**Material provided**
------------
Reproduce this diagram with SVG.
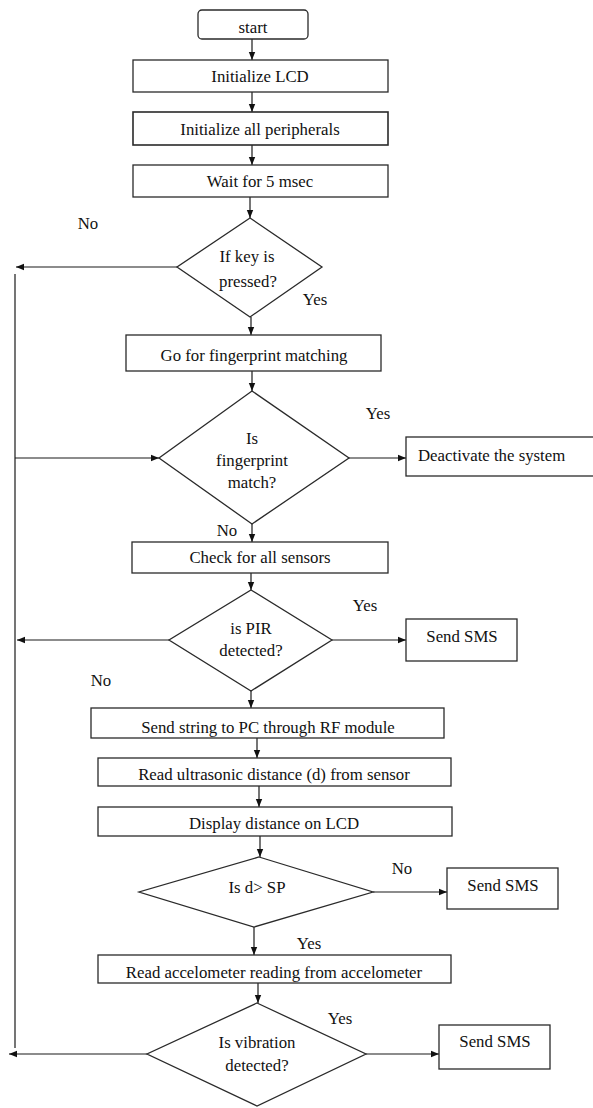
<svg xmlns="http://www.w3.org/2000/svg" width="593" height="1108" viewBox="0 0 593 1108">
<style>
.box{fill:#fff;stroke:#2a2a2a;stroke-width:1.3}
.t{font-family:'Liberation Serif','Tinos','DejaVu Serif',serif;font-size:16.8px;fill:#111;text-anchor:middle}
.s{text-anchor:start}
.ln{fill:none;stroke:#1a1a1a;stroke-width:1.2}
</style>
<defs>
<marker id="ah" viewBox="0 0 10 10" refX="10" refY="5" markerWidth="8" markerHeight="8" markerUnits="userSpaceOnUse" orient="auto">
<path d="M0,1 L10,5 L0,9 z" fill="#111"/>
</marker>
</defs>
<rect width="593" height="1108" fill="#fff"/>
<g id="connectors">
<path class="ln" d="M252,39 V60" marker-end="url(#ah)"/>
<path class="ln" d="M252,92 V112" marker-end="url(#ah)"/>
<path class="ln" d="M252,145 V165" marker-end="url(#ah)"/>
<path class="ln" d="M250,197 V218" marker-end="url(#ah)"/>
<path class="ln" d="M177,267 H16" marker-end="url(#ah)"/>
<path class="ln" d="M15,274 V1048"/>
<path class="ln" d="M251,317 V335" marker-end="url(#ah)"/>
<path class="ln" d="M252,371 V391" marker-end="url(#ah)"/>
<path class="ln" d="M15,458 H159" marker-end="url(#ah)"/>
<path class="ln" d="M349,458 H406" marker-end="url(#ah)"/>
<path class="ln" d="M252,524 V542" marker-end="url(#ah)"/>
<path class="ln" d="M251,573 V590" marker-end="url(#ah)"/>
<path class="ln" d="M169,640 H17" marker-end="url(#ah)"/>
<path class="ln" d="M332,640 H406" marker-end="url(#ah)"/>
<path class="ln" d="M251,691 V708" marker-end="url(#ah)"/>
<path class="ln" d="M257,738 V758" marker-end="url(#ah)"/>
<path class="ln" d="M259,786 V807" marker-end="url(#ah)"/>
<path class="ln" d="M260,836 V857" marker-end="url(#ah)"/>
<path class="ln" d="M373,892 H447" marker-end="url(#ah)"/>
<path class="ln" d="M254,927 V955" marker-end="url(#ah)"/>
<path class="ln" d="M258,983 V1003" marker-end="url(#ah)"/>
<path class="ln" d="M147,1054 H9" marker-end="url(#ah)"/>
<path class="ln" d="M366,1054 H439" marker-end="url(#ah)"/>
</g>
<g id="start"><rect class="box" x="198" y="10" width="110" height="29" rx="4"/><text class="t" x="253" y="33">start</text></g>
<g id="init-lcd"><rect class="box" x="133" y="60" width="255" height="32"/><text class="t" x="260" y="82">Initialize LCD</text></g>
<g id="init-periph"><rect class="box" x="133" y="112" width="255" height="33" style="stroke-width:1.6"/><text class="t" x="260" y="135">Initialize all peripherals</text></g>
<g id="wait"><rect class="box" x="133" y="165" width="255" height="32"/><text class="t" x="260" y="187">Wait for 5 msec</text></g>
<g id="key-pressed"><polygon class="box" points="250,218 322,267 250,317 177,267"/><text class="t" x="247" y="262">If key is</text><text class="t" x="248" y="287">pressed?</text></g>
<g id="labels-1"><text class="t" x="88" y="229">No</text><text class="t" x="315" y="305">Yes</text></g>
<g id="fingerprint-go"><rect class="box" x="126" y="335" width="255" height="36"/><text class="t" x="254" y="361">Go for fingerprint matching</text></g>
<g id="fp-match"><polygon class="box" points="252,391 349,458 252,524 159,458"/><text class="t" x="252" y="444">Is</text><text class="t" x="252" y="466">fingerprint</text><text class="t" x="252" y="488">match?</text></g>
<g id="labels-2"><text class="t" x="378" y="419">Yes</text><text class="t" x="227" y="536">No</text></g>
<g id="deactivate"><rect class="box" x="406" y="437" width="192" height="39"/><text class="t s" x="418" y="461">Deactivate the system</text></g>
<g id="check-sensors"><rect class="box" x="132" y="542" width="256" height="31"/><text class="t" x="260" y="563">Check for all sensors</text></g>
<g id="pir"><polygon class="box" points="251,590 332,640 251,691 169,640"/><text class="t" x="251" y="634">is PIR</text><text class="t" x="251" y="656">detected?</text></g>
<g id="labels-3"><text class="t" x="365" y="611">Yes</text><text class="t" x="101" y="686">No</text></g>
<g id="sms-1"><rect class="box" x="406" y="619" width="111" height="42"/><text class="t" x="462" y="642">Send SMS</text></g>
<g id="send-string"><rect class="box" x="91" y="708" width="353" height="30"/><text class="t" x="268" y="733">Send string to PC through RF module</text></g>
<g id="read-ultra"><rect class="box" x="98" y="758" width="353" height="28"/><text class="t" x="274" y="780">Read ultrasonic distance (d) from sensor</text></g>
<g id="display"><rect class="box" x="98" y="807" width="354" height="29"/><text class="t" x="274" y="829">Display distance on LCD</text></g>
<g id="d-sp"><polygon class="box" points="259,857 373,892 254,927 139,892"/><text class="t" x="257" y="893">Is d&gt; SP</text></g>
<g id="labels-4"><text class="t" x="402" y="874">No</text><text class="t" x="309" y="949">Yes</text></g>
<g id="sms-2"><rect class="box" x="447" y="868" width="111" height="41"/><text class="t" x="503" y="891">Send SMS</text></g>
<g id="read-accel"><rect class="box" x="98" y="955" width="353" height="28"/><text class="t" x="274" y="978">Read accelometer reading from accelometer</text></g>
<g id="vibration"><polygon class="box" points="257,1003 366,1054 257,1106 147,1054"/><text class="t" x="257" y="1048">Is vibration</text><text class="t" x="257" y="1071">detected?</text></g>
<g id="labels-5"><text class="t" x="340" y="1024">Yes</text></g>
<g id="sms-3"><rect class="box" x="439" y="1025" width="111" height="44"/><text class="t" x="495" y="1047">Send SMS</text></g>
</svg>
------------
**Your instructions**
Omitting all images, print the listing exactly.

**Solution to this exercise**
Reproduce this diagram with SVG.
<svg xmlns="http://www.w3.org/2000/svg" width="593" height="1108" viewBox="0 0 593 1108">
<style>
.box{fill:#fff;stroke:#2a2a2a;stroke-width:1.3}
.t{font-family:'Liberation Serif','Tinos','DejaVu Serif',serif;font-size:16.8px;fill:#111;text-anchor:middle}
.s{text-anchor:start}
.ln{fill:none;stroke:#1a1a1a;stroke-width:1.2}
</style>
<defs>
<marker id="ah" viewBox="0 0 10 10" refX="10" refY="5" markerWidth="8" markerHeight="8" markerUnits="userSpaceOnUse" orient="auto">
<path d="M0,1 L10,5 L0,9 z" fill="#111"/>
</marker>
</defs>
<rect width="593" height="1108" fill="#fff"/>
<g id="connectors">
<path class="ln" d="M252,39 V60" marker-end="url(#ah)"/>
<path class="ln" d="M252,92 V112" marker-end="url(#ah)"/>
<path class="ln" d="M252,145 V165" marker-end="url(#ah)"/>
<path class="ln" d="M250,197 V218" marker-end="url(#ah)"/>
<path class="ln" d="M177,267 H16" marker-end="url(#ah)"/>
<path class="ln" d="M15,274 V1048"/>
<path class="ln" d="M251,317 V335" marker-end="url(#ah)"/>
<path class="ln" d="M252,371 V391" marker-end="url(#ah)"/>
<path class="ln" d="M15,458 H159" marker-end="url(#ah)"/>
<path class="ln" d="M349,458 H406" marker-end="url(#ah)"/>
<path class="ln" d="M252,524 V542" marker-end="url(#ah)"/>
<path class="ln" d="M251,573 V590" marker-end="url(#ah)"/>
<path class="ln" d="M169,640 H17" marker-end="url(#ah)"/>
<path class="ln" d="M332,640 H406" marker-end="url(#ah)"/>
<path class="ln" d="M251,691 V708" marker-end="url(#ah)"/>
<path class="ln" d="M257,738 V758" marker-end="url(#ah)"/>
<path class="ln" d="M259,786 V807" marker-end="url(#ah)"/>
<path class="ln" d="M260,836 V857" marker-end="url(#ah)"/>
<path class="ln" d="M373,892 H447" marker-end="url(#ah)"/>
<path class="ln" d="M254,927 V955" marker-end="url(#ah)"/>
<path class="ln" d="M258,983 V1003" marker-end="url(#ah)"/>
<path class="ln" d="M147,1054 H9" marker-end="url(#ah)"/>
<path class="ln" d="M366,1054 H439" marker-end="url(#ah)"/>
</g>
<g id="start"><rect class="box" x="198" y="10" width="110" height="29" rx="4"/><text class="t" x="253" y="33">start</text></g>
<g id="init-lcd"><rect class="box" x="133" y="60" width="255" height="32"/><text class="t" x="260" y="82">Initialize LCD</text></g>
<g id="init-periph"><rect class="box" x="133" y="112" width="255" height="33" style="stroke-width:1.6"/><text class="t" x="260" y="135">Initialize all peripherals</text></g>
<g id="wait"><rect class="box" x="133" y="165" width="255" height="32"/><text class="t" x="260" y="187">Wait for 5 msec</text></g>
<g id="key-pressed"><polygon class="box" points="250,218 322,267 250,317 177,267"/><text class="t" x="247" y="262">If key is</text><text class="t" x="248" y="287">pressed?</text></g>
<g id="labels-1"><text class="t" x="88" y="229">No</text><text class="t" x="315" y="305">Yes</text></g>
<g id="fingerprint-go"><rect class="box" x="126" y="335" width="255" height="36"/><text class="t" x="254" y="361">Go for fingerprint matching</text></g>
<g id="fp-match"><polygon class="box" points="252,391 349,458 252,524 159,458"/><text class="t" x="252" y="444">Is</text><text class="t" x="252" y="466">fingerprint</text><text class="t" x="252" y="488">match?</text></g>
<g id="labels-2"><text class="t" x="378" y="419">Yes</text><text class="t" x="227" y="536">No</text></g>
<g id="deactivate"><rect class="box" x="406" y="437" width="192" height="39"/><text class="t s" x="418" y="461">Deactivate the system</text></g>
<g id="check-sensors"><rect class="box" x="132" y="542" width="256" height="31"/><text class="t" x="260" y="563">Check for all sensors</text></g>
<g id="pir"><polygon class="box" points="251,590 332,640 251,691 169,640"/><text class="t" x="251" y="634">is PIR</text><text class="t" x="251" y="656">detected?</text></g>
<g id="labels-3"><text class="t" x="365" y="611">Yes</text><text class="t" x="101" y="686">No</text></g>
<g id="sms-1"><rect class="box" x="406" y="619" width="111" height="42"/><text class="t" x="462" y="642">Send SMS</text></g>
<g id="send-string"><rect class="box" x="91" y="708" width="353" height="30"/><text class="t" x="268" y="733">Send string to PC through RF module</text></g>
<g id="read-ultra"><rect class="box" x="98" y="758" width="353" height="28"/><text class="t" x="274" y="780">Read ultrasonic distance (d) from sensor</text></g>
<g id="display"><rect class="box" x="98" y="807" width="354" height="29"/><text class="t" x="274" y="829">Display distance on LCD</text></g>
<g id="d-sp"><polygon class="box" points="259,857 373,892 254,927 139,892"/><text class="t" x="257" y="893">Is d&gt; SP</text></g>
<g id="labels-4"><text class="t" x="402" y="874">No</text><text class="t" x="309" y="949">Yes</text></g>
<g id="sms-2"><rect class="box" x="447" y="868" width="111" height="41"/><text class="t" x="503" y="891">Send SMS</text></g>
<g id="read-accel"><rect class="box" x="98" y="955" width="353" height="28"/><text class="t" x="274" y="978">Read accelometer reading from accelometer</text></g>
<g id="vibration"><polygon class="box" points="257,1003 366,1054 257,1106 147,1054"/><text class="t" x="257" y="1048">Is vibration</text><text class="t" x="257" y="1071">detected?</text></g>
<g id="labels-5"><text class="t" x="340" y="1024">Yes</text></g>
<g id="sms-3"><rect class="box" x="439" y="1025" width="111" height="44"/><text class="t" x="495" y="1047">Send SMS</text></g>
</svg>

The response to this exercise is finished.